Post by DRW » Thu Aug 27, 2015 2:04 pm

tepples wrote:Unless you're willing to develop your own implementation of stream I/O (FILE *), the most helpful might be sprintf.
I didn't mean that I need anything like that. It was just a little side question. If I want to show text on the screen, I will do it like with every other graphics.

From your list, those are all things that I probably won't need. Sorry.
(They really created macros for the bitwise operations. What is this? Visual Basic?)

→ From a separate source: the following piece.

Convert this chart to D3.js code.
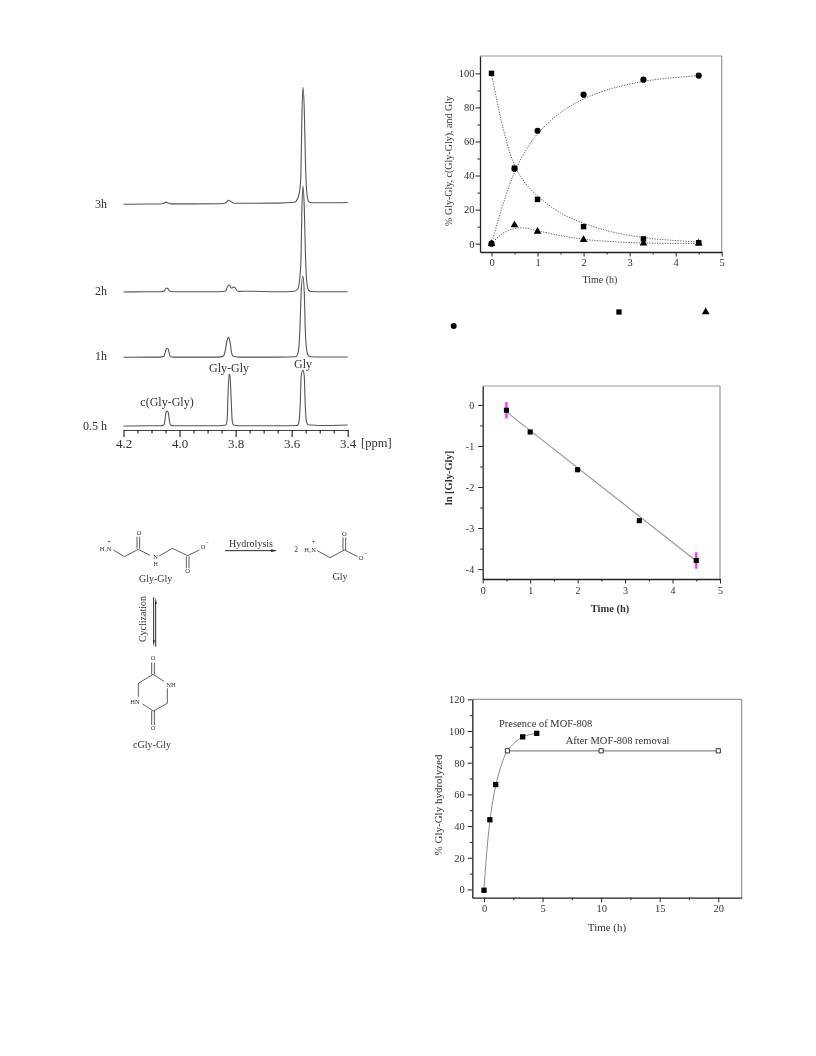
<!DOCTYPE html>
<html><head><meta charset="utf-8">
<script src="https://cdn.jsdelivr.net/npm/d3@7/dist/d3.min.js"></script>
<style>
html,body{margin:0;padding:0;background:#fff}
svg{display:block;filter:blur(0.5px)}
text{font-family:"Liberation Serif",serif;fill:#333}
</style></head><body><svg id="c" width="816" height="1056"></svg>
<script>
// ---- NMR spectra: [ppm, intensity]
const spec05h=[[4.2,0],[4.12,0.3],[4.07,0.2],[4.056,1],[4.052,6],[4.048,14],[4.044,15],[4.04,13],[4.036,5],[4.032,1],[4.02,0.2],[3.95,0.2],[3.86,0.2],[3.835,1],[3.83,7],[3.827,32],[3.823,52],[3.82,50],[3.816,28],[3.812,5],[3.807,1],[3.79,0.3],[3.65,0.3],[3.58,0.5],[3.574,4],[3.569,25],[3.566,50],[3.56,56],[3.555,50],[3.552,25],[3.547,4],[3.54,1],[3.53,1],[3.5,0.5],[3.4,1]];
const spec1h=[[4.2,0],[4.12,0.2],[4.07,0.2],[4.056,1],[4.052,4],[4.048,8],[4.044,9],[4.04,8],[4.036,3],[4.032,0.5],[4.02,0.2],[3.95,0.2],[3.86,0.2],[3.845,1],[3.838,5],[3.832,15],[3.828,19],[3.825,20],[3.822,18],[3.818,12],[3.814,4],[3.808,1],[3.79,0.2],[3.65,0.2],[3.585,0.6],[3.576,6],[3.571,25],[3.566,65],[3.56,81],[3.555,65],[3.551,25],[3.545,5],[3.54,1.5],[3.53,0.5],[3.5,0.3],[3.4,0.3]];
const spec2h=[[4.2,0],[4.12,0.2],[4.07,0.2],[4.055,1],[4.05,3],[4.046,4],[4.042,3.5],[4.036,1],[4.02,0.2],[3.95,0.2],[3.86,0.3],[3.835,1],[3.828,6],[3.822,7],[3.816,4],[3.81,4.5],[3.804,5],[3.797,2],[3.788,0.6],[3.75,0.8],[3.65,0.3],[3.59,0.8],[3.578,3],[3.571,14],[3.567,30],[3.564,75],[3.56,106],[3.555,85],[3.551,40],[3.546,10],[3.54,2],[3.53,0.5],[3.5,0.3],[3.4,0.3]];
const spec3h=[[4.2,0],[4.12,0.3],[4.07,0.3],[4.056,1],[4.048,2.2],[4.042,1.5],[4.03,0.4],[3.95,0.4],[3.85,0.6],[3.835,1.5],[3.825,4],[3.818,3],[3.805,1],[3.75,1],[3.65,1.2],[3.59,2],[3.578,6],[3.571,14],[3.567,30],[3.564,80],[3.56,117],[3.555,95],[3.551,45],[3.546,12],[3.54,3],[3.53,1.5],[3.5,1.5],[3.4,1.8]];
const specOffsets=[0,68.7,134,221.7];
const specLabels=["0.5 h","1h","2h","3h"];
const ppmTicks=[4.2,4.0,3.8,3.6,3.4];
// ---- Kinetics
const timeA=[0,0.5,1,2,3.3,4.5];
const glyA=[0,44,66.3,87.5,96.3,98.7];
const glyGlyA=[100,44.3,26,10,2.8,0.5];
const cGlyA=[0,11,7.2,2.3,0.3,0.2];
const fitGlyT=[0,0.25,0.5,0.75,1,1.5,2,2.6,3.3,3.9,4.5];
const fitGly=[0,23,42,55,64.5,77,85,91,95.3,97.3,98.7];
const fitGlyGlyT=[0,0.25,0.5,0.75,1,1.5,2,2.6,3.3,3.9,4.5];
const fitGlyGly=[100,68,46,35,28,18,12,7,3.6,2,1];
const fitCGlyT=[0,0.25,0.5,0.7,1,1.5,2,2.6,3.3,3.9,4.5];
const fitCGly=[0,6.2,8.8,9.2,7.6,4.7,2.6,1.2,0.4,0.2,0.1];
const yTicksA=[0,20,40,60,80,100];
// ---- ln plot
const timeB=[0.5,1,2,3.3,4.5];
const lnB=[-0.13,-0.66,-1.58,-2.82,-3.79];
const fitB=[-0.17,-3.8];
const fitBT=[0.5,4.5];
const errB=[0.2,0,0,0,0.2];
// ---- Leaching test
const timeC=[0,0.5,1,3.3,4.5];
const hydC=[-0.5,44,66.2,96.3,98.5];
const curveCT=[0,0.25,0.5,0.75,1,1.5,2,2.6,3.3,3.9,4.5];
const curveC=[0,25,43,56,65.5,79,87.5,92.5,96.3,97.7,98.5];
const timeAfter=[2,10,20];
const hydAfter=[87.5,87.5,87.5];

const svg=d3.select("#c");
const ink="#222";

function frame(o){
  const g=svg.append("g");
  const x=d3.scaleLinear().domain(o.xd).range([o.l,o.r]);
  const y=d3.scaleLinear().domain(o.yd).range([o.b,o.t]);
  g.append("line").attr("x1",o.l).attr("x2",o.r).attr("y1",o.t).attr("y2",o.t).attr("stroke","#999").attr("stroke-width",1.2);
  g.append("line").attr("x1",o.r).attr("x2",o.r).attr("y1",o.t).attr("y2",o.b).attr("stroke","#999").attr("stroke-width",1.2);
  const ax=g.append("g").attr("transform",`translate(0,${o.b})`).call(d3.axisBottom(x).tickValues(o.xt).tickSize(4.5).tickPadding(o.xp).tickSizeOuter(0).tickFormat(d3.format("d")));
  const ay=g.append("g").attr("transform",`translate(${o.l},0)`).call(d3.axisLeft(y).tickValues(o.yt).tickSize(4.5).tickPadding(o.yp).tickSizeOuter(0).tickFormat(d=>String(d).replace("\u2212","-")));
  g.append("g").attr("transform",`translate(0,${o.b})`).call(d3.axisBottom(x).tickValues(o.xm).tickSize(2.5).tickFormat("").tickSizeOuter(0)).select(".domain").remove();
  g.append("g").attr("transform",`translate(${o.l},0)`).call(d3.axisLeft(y).tickValues(o.ym).tickSize(2.5).tickFormat("").tickSizeOuter(0)).select(".domain").remove();
  g.selectAll(".domain").attr("stroke",ink).attr("stroke-width",1.3);
  g.selectAll(".tick line").attr("stroke",ink);
  g.selectAll(".tick text").attr("font-size",o.fs).attr("font-family","Liberation Serif").attr("fill","#444");
  g.append("text").attr("x",o.xlx).attr("y",o.xly).attr("text-anchor","middle").attr("font-size",o.fl).attr("font-weight",o.w||400).attr("fill","#444").text(o.xl);
  g.append("text").attr("transform",`translate(${o.ylx},${o.yly}) rotate(-90)`).attr("text-anchor","middle").attr("font-size",o.fl).attr("font-weight",o.w||400).attr("fill","#444").text(o.yl);
  return {x,y};
}
function sym(type,size){return d3.symbol().type(type).size(size)();}
function marks(xs,ys,x,y,type,size,fill,stroke){
  svg.append("g").selectAll("path").data(xs).join("path")
    .attr("d",sym(type,size)).attr("transform",(d,i)=>`translate(${x(d)},${y(ys[i])})`)
    .attr("fill",fill||"#000").attr("stroke",stroke||"none");
}

// ---- NMR panel
const px=d3.scaleLinear().domain([4.2,3.4]).range([123.5,347.7]);
const py=d3.scaleLinear().domain([0,360]).range([426,66]);
const spectra=[spec05h,spec1h,spec2h,spec3h];
const specLine=(off)=>d3.line().x(d=>px(d[0])).y(d=>py(d[1]+off)).curve(d3.curveMonotoneX);
spectra.forEach((s,i)=>{
  svg.append("path").datum(s).attr("d",specLine(specOffsets[i])).attr("fill","none").attr("stroke","#555").attr("stroke-width",1.1);
});
const pAxis=svg.append("g").attr("transform","translate(0,430)").call(d3.axisBottom(px).tickValues(ppmTicks).tickSize(7).tickPadding(2).tickSizeOuter(0).tickFormat(d3.format(".1f")));
svg.append("g").attr("transform","translate(0,430)").call(d3.axisBottom(px).tickValues(d3.range(16).map(i=>4.2-(i+1)*0.05).filter(v=>Math.abs((v*5)-Math.round(v*5))>0.01)).tickSize(3.5).tickFormat("").tickSizeOuter(0)).select(".domain").remove();
pAxis.selectAll(".tick text").attr("font-size",13).attr("font-family","Liberation Serif").attr("fill","#333");
pAxis.select(".domain").attr("stroke","#444");
const tLabel=(t,xx,yy,a,fs,w)=>svg.append("text").attr("x",xx).attr("y",yy).attr("text-anchor",a).attr("font-size",fs).attr("font-weight",w||400).text(t);
tLabel("[ppm]",361,447,"start",12.5);
const specLabelY=[430,360,295,208];
specLabels.forEach((t,i)=>tLabel(t,107,specLabelY[i],"end",12));
tLabel("c(Gly-Gly)",167,406,"middle",12);
tLabel("Gly-Gly",229,372,"middle",12);
tLabel("Gly",303,368,"middle",12);

// ---- Kinetics panel
const A=frame({l:480,r:721.7,t:56,b:252,xd:[-0.25,5],yd:[-4.9,110.2],
  xt:[0,1,2,3,4,5],xm:[0.5,1.5,2.5,3.5,4.5],yt:yTicksA,ym:[10,30,50,70,90],xp:2,yp:1,fs:10.5,fl:10,
  xl:"Time (h)",xlx:600,xly:283,yl:"% Gly-Gly, c(Gly-Gly), and Gly",ylx:452,yly:161});
const dotted=(ts,vs,sc)=>{
  svg.append("path").datum(ts.map((t,i)=>[t,vs[i]])).attr("d",d3.line().x(d=>sc.x(d[0])).y(d=>sc.y(d[1])).curve(d3.curveCatmullRom))
   .attr("fill","none").attr("stroke","#555").attr("stroke-width",0.9).attr("stroke-dasharray","1.3 1.3");
};
dotted(fitGlyT,fitGly,A);dotted(fitGlyGlyT,fitGlyGly,A);dotted(fitCGlyT,fitCGly,A);
marks(timeA,glyA,A.x,A.y,d3.symbolCircle,30);
marks(timeA,glyGlyA,A.x,A.y,d3.symbolSquare,30);
marks(timeA,cGlyA,A.x,A.y,d3.symbolTriangle,26);
// stray legend symbols
svg.append("path").attr("d",sym(d3.symbolSquare,28)).attr("transform","translate(619,312)");
svg.append("path").attr("d",sym(d3.symbolTriangle,26)).attr("transform","translate(705.7,312)");
svg.append("path").attr("d",sym(d3.symbolCircle,28)).attr("transform","translate(453.7,326)");

// ---- ln panel
const B=frame({l:482.7,r:720,t:386,b:579,xd:[0,5],yd:[-4.24,0.46],
  xt:[0,1,2,3,4,5],xm:[0.5,1.5,2.5,3.5,4.5],yt:[0,-1,-2,-3,-4],ym:[-0.5,-1.5,-2.5,-3.5],xp:3,yp:4,fs:10,fl:10.5,w:700,
  xl:"Time (h)",xlx:610,xly:612,yl:"ln [Gly-Gly]",ylx:452,yly:478});
svg.append("path").datum(fitBT.map((t,i)=>[t,fitB[i]])).attr("d",d3.line().x(d=>B.x(d[0])).y(d=>B.y(d[1]))).attr("stroke","#999").attr("stroke-width",1.2).attr("fill","none");
svg.append("g").selectAll("line").data(timeB.filter((t,i)=>errB[i]>0)).join("line")
  .attr("x1",d=>B.x(d)).attr("x2",d=>B.x(d))
  .attr("y1",d=>{const i=timeB.indexOf(d);return B.y(lnB[i]+errB[i]);})
  .attr("y2",d=>{const i=timeB.indexOf(d);return B.y(lnB[i]-errB[i]);})
  .attr("stroke","#f23cf2").attr("stroke-width",2.4);
marks(timeB,lnB,B.x,B.y,d3.symbolSquare,26);

// ---- Leaching panel
const C=frame({l:472.3,r:741.7,t:699.3,b:897.7,xd:[-1,22],yd:[-5.2,120],
  xt:[0,5,10,15,20],xm:[2.5,7.5,12.5,17.5],yt:[0,20,40,60,80,100,120],ym:[10,30,50,70,90,110],xp:2,yp:3,fs:10.5,fl:11,w:400,
  xl:"Time (h)",xlx:607,xly:931,yl:"% Gly-Gly hydrolyzed",ylx:442,yly:805});
svg.append("path").datum(curveCT.map((t,i)=>[t,curveC[i]])).attr("d",d3.line().x(d=>C.x(d[0])).y(d=>C.y(d[1])).curve(d3.curveCatmullRom)).attr("stroke","#888").attr("stroke-width",1).attr("fill","none");
svg.append("path").datum(timeAfter.map((t,i)=>[t,hydAfter[i]])).attr("d",d3.line().x(d=>C.x(d[0])).y(d=>C.y(d[1]))).attr("stroke","#888").attr("stroke-width",1.2).attr("fill","none");
marks(timeC,hydC,C.x,C.y,d3.symbolSquare,28);
marks(timeAfter,hydAfter,C.x,C.y,d3.symbolSquare,18,"#fff","#333");
tLabel("Presence of MOF-808",499,727,"start",10.5);
tLabel("After MOF-808 removal",565.7,744,"start",10.5);

// ---- Reaction scheme (structures, coordinates in a 3x drawing grid)
const sx=d3.scaleLinear().domain([0,870]).range([90,380]);
const sy=d3.scaleLinear().domain([0,720]).range([520,760]);
const bondPaths=[
 [[70,90],[103,110],[145,88],[180,106]],[[141,86],[141,50]],[[149,86],[149,50]],
 [[208,108],[247,85],[293,107],[328,90]],[[289,109],[289,145]],[[297,109],[297,145]],
 [[682,92],[720,113],[763,90],[803,110]],[[759,90],[759,52]],[[767,90],[767,52]],
 [[189,463],[222,484]],[[232,505],[232,550],[190,573],[158,552]],[[145,530],[145,490],[189,463]],
 [[185,463],[185,428]],[[193,463],[193,428]],[[185,573],[185,615]],[[193,573],[193,615]]
];
const bl=d3.line().x(d=>sx(d[0])).y(d=>sy(d[1]));
svg.append("g").selectAll("path").data(bondPaths).join("path").attr("d",bl).attr("fill","none").attr("stroke","#333").attr("stroke-width",0.8);
const arrowPaths=[[[405,92],[545,92]],[[197,380],[197,245]],[[191,232],[191,368]]];
svg.append("g").selectAll("path").data(arrowPaths).join("path").attr("d",bl).attr("fill","none").attr("stroke","#111").attr("stroke-width",0.9);
const headPaths=[[[562,92],[543,88],[543,96]],[[197,232],[200,252],[195,252]],[[191,380],[189,360],[194,360]]];
svg.append("g").selectAll("path").data(headPaths).join("path").attr("d",d=>bl(d)+"Z").attr("fill","#222");
const sT=[["H\u2083N",47,94,6.5],["+",57,72,6.5],["O",147,45,6.5],["N",197,118,6.5],["H",197,137,6],["O",293,160,6.5],["O",339,87,6.5],["-",352,72,7],
 ["2",618,97,7.5],["H\u2083N",660,97,6.5],["+",671,72,6.5],["O",763,48,6.5],["O",813,120,6.5],["-",826,104,7],
 ["O",189,421,6.5],["NH",243,500,6.5],["HN",135,552,6.5],["O",189,630,6.5]];
svg.append("g").selectAll("text").data(sT).join("text").attr("x",d=>sx(d[1])).attr("y",d=>sy(d[2])).attr("text-anchor","middle").attr("font-size",d=>d[3]).text(d=>d[0]);
const sL=[["Gly-Gly",197,186],["Gly",750,180],["cGly-Gly",186,684],["Hydrolysis",483,80]];
svg.append("g").selectAll("text").data(sL).join("text").attr("x",d=>sx(d[1])).attr("y",d=>sy(d[2])).attr("text-anchor","middle").attr("font-size",10).text(d=>d[0]);
svg.append("text").attr("transform",`translate(${sx(168)},${sy(297)}) rotate(-90)`).attr("text-anchor","middle").attr("font-size",10).text("Cyclization");
</script></body></html>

One function that I might need is memcpy.
I have an array for all the background data that shall be updated during the next NMI call. This array includes PPU starting addresses, the PPUCTRL value (for horizontal or vertical drawing) and the graphical data. And the terminating character for one block of data is 0xFE (so that the same array can include update information for various portions of the screen) and the final terminating character is 0xFF. And when a certain boolean variable is set to true, the NMI reads this array (and then sets the boolean variable back to false, so that it isn't read in the next frame anymore) and puts the data into the PPU.
memcpy might be helpful to copy graphical information from the ROM into this array.
Same with palette data.

lidnariq wrote:Note that you shouldn't read the joystick from C if you enable the optimizer, for reasons that thefox pointed out here: http://kkfos.aspekt.fi/projects/nes/lib ... -for-cc65/
That's no problem. I already implemented my controller reading function in assembly. The whole controller status is written into one simple variable once per frame. And the C code then merely has to check this variable.

In fact, I don't access any of the NES registers or any of that low-level stuff from within C. While I prepare general arrays that do include NES-specific data (like the PPU address high byte and low byte to write to and the PPUCTRL value that shall be set for this drawing process) in C, the actual communication with the PPU itself is always done in assembly.